_Records supplied_
···
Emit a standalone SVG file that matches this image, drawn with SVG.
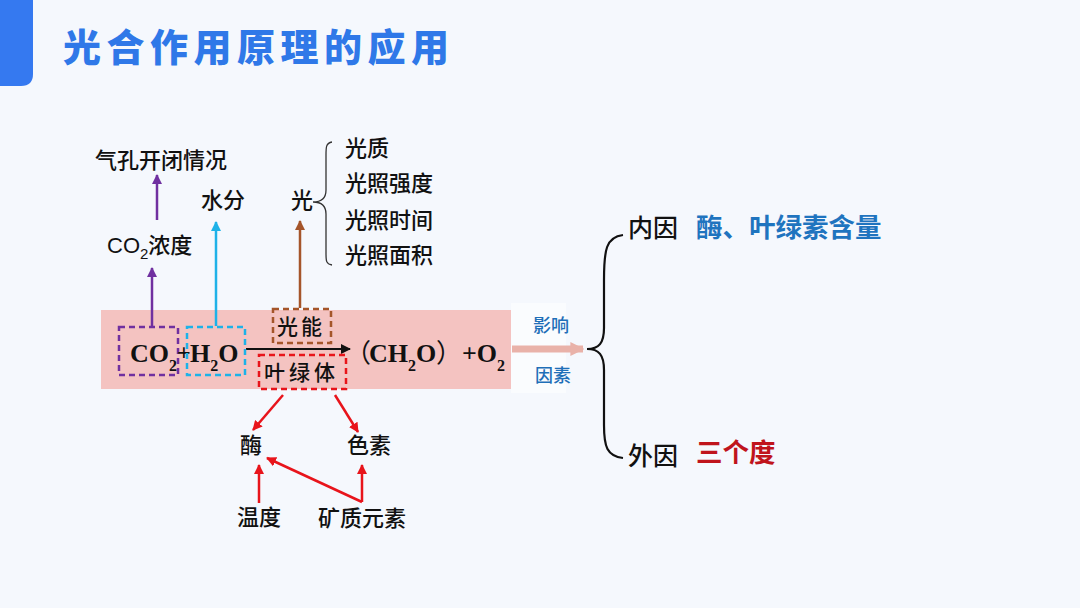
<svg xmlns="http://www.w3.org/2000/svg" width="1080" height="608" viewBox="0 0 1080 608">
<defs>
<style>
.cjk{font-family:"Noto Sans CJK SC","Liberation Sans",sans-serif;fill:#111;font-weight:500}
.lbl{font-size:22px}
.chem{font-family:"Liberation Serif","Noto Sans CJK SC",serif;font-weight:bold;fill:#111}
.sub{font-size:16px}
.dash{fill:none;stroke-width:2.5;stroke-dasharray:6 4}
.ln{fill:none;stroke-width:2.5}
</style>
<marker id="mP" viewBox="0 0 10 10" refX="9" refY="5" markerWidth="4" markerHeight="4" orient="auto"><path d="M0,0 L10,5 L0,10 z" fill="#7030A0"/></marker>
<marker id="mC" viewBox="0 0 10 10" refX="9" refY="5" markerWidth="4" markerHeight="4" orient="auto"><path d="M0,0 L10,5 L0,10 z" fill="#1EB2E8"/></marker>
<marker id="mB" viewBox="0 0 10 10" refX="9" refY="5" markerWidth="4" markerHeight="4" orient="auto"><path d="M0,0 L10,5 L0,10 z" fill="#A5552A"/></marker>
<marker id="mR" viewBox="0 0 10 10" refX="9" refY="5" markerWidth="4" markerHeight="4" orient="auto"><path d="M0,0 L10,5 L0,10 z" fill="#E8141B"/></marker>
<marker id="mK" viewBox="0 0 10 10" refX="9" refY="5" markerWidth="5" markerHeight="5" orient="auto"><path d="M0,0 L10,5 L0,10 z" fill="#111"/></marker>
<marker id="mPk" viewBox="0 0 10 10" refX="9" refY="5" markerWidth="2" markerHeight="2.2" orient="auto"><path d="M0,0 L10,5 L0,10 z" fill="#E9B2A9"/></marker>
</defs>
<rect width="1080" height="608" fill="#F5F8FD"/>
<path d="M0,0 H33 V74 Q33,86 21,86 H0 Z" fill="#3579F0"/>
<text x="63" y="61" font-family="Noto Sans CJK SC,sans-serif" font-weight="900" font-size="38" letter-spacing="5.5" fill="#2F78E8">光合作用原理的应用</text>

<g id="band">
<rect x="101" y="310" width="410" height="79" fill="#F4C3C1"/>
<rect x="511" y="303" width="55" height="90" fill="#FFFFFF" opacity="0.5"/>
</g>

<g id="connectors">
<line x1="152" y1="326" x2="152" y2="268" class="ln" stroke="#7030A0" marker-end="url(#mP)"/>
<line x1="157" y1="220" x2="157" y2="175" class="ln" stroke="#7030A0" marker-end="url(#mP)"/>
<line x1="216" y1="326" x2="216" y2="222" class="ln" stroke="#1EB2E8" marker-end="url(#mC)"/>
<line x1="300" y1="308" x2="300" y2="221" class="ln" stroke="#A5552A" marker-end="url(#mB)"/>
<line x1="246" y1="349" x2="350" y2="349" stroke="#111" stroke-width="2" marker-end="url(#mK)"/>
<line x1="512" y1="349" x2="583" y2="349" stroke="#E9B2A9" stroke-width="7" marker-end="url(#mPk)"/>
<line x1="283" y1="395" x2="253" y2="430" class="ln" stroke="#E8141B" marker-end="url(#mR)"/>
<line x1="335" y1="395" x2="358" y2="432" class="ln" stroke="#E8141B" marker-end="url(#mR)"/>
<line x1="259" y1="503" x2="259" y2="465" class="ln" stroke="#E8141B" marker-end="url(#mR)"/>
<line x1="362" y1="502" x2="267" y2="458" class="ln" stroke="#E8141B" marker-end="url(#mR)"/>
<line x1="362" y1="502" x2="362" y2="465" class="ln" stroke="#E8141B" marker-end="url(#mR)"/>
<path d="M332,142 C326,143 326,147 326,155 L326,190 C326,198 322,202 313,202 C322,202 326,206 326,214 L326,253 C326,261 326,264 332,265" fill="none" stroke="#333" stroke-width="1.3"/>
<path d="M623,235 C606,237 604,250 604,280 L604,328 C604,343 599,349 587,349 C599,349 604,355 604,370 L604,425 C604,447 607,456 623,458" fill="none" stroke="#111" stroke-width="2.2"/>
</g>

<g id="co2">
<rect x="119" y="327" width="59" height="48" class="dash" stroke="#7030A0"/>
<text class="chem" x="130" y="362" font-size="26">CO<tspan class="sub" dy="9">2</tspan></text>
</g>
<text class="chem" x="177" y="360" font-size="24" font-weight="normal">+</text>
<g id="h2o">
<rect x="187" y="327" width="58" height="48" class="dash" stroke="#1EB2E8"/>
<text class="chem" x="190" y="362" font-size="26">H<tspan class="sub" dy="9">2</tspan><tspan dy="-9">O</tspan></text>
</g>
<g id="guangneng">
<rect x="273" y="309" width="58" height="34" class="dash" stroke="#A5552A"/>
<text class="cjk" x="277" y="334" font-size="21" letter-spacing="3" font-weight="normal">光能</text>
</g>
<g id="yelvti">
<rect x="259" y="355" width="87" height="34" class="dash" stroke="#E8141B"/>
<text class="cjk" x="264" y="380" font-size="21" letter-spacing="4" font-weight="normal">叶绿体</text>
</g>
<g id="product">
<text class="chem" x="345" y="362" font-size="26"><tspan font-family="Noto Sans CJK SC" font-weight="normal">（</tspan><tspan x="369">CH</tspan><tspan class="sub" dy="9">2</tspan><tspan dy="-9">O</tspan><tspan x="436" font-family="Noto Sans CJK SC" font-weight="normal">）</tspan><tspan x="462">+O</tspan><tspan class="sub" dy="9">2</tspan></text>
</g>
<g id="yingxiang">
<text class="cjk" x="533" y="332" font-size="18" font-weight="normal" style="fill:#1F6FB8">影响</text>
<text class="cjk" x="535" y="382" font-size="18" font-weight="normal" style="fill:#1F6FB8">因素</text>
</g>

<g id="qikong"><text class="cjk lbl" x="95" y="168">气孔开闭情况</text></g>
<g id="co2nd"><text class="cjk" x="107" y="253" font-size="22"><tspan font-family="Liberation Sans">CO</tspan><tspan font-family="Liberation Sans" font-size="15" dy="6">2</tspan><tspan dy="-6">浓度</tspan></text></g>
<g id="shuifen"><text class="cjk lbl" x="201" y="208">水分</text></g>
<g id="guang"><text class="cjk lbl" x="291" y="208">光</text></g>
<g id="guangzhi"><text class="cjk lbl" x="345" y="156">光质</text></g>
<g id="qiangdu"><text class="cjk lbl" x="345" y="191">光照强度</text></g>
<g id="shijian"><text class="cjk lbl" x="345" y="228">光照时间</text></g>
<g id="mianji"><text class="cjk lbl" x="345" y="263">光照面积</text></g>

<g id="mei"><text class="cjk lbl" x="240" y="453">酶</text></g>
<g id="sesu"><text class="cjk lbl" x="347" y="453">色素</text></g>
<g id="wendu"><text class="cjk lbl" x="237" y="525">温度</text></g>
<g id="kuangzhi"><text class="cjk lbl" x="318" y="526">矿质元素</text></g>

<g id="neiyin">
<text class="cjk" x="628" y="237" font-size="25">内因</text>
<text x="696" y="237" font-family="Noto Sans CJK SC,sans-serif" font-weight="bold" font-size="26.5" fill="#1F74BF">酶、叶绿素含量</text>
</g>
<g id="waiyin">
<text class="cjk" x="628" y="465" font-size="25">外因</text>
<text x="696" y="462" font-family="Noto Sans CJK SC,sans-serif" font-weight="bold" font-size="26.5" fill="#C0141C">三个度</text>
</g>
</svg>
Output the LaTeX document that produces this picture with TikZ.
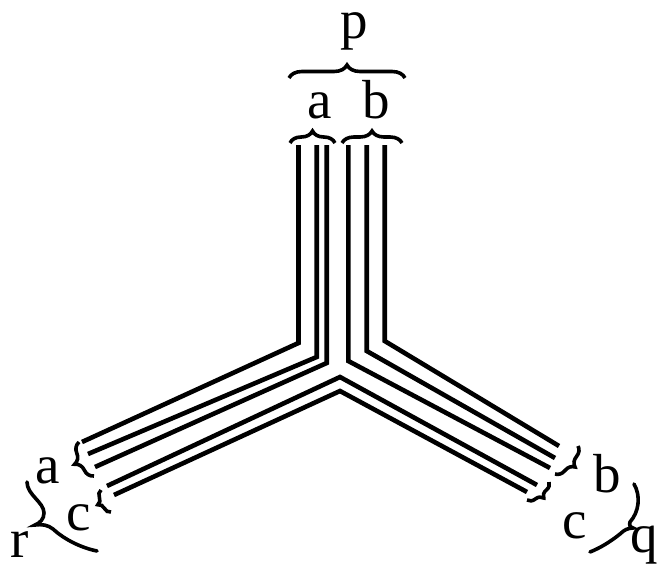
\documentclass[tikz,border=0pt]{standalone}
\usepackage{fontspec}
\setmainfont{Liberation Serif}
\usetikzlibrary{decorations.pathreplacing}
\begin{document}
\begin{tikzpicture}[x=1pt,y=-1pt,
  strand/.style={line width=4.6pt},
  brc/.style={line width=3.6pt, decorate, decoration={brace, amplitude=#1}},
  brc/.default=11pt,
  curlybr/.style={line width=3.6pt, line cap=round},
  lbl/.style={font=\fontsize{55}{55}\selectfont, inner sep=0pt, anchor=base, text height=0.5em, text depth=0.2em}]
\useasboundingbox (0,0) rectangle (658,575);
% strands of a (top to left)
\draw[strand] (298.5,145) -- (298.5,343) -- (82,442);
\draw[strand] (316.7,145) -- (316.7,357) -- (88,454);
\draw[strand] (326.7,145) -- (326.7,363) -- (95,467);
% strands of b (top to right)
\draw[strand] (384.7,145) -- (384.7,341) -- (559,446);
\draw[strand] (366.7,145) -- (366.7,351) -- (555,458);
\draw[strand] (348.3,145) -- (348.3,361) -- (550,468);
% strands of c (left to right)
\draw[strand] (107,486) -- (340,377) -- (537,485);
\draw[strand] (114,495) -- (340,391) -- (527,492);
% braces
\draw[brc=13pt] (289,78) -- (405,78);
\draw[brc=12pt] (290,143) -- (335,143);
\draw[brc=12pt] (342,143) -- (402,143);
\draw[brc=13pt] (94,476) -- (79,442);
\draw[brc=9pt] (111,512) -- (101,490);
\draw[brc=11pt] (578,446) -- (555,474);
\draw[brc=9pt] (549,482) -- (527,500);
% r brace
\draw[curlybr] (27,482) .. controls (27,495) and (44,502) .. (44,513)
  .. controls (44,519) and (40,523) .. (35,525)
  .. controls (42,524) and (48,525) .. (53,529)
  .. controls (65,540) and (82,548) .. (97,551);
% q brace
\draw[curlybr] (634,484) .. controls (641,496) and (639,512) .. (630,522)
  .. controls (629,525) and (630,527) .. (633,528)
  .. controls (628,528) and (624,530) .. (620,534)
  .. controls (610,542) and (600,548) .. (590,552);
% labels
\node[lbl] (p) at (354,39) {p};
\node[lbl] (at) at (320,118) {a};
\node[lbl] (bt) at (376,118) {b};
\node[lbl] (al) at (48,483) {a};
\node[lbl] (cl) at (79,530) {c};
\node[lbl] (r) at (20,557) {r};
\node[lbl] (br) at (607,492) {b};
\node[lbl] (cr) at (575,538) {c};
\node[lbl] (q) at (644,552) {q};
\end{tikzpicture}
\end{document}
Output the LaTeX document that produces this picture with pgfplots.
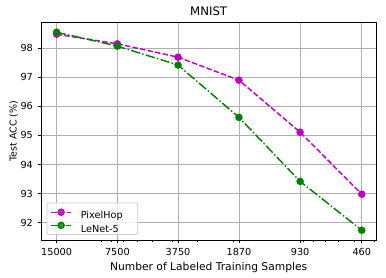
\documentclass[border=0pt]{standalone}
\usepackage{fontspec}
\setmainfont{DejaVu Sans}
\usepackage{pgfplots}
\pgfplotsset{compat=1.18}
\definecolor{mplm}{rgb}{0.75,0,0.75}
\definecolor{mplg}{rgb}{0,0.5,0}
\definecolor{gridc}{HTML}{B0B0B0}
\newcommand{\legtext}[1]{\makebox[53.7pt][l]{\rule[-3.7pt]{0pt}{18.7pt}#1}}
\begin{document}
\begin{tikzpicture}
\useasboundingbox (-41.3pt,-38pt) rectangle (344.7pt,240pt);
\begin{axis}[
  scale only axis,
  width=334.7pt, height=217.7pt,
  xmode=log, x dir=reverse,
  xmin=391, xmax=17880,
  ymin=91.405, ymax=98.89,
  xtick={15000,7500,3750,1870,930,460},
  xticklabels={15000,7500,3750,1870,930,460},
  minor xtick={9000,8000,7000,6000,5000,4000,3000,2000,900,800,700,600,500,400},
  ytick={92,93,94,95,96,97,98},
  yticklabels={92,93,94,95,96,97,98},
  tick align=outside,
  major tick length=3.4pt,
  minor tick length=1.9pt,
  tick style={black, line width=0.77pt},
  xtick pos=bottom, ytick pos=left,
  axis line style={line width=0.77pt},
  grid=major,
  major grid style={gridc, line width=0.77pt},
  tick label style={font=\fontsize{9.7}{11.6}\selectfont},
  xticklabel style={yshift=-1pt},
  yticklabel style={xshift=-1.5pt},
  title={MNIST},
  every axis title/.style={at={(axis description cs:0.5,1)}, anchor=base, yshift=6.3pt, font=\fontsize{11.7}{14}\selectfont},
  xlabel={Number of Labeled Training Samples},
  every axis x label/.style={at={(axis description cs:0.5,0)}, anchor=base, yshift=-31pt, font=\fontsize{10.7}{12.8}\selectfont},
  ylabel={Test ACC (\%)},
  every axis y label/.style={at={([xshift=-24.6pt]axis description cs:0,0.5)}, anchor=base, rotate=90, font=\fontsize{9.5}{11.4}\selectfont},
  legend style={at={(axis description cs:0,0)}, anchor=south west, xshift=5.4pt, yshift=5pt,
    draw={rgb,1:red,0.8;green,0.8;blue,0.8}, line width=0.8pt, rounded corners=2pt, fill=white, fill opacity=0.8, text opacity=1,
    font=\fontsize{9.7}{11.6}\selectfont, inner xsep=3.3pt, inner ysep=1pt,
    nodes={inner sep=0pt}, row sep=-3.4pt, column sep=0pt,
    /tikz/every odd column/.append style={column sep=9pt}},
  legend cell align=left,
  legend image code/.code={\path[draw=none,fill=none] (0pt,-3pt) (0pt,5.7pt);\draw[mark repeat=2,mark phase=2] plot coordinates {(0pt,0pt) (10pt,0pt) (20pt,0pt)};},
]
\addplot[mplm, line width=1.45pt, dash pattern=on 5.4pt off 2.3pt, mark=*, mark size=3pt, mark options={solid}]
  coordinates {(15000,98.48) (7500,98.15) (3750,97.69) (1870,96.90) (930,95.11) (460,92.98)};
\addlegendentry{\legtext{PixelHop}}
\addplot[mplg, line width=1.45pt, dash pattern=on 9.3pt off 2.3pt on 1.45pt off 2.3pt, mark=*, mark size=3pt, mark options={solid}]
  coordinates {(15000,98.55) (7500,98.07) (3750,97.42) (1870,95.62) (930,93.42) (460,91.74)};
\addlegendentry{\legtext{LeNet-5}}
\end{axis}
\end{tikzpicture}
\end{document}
···
_Task statement_
Search the data for the string "Output" and copy each line where it appears.

_Solved exercise_
Output the LaTeX document that produces this picture with TikZ.
Output the LaTeX document that produces this picture with pgfplots.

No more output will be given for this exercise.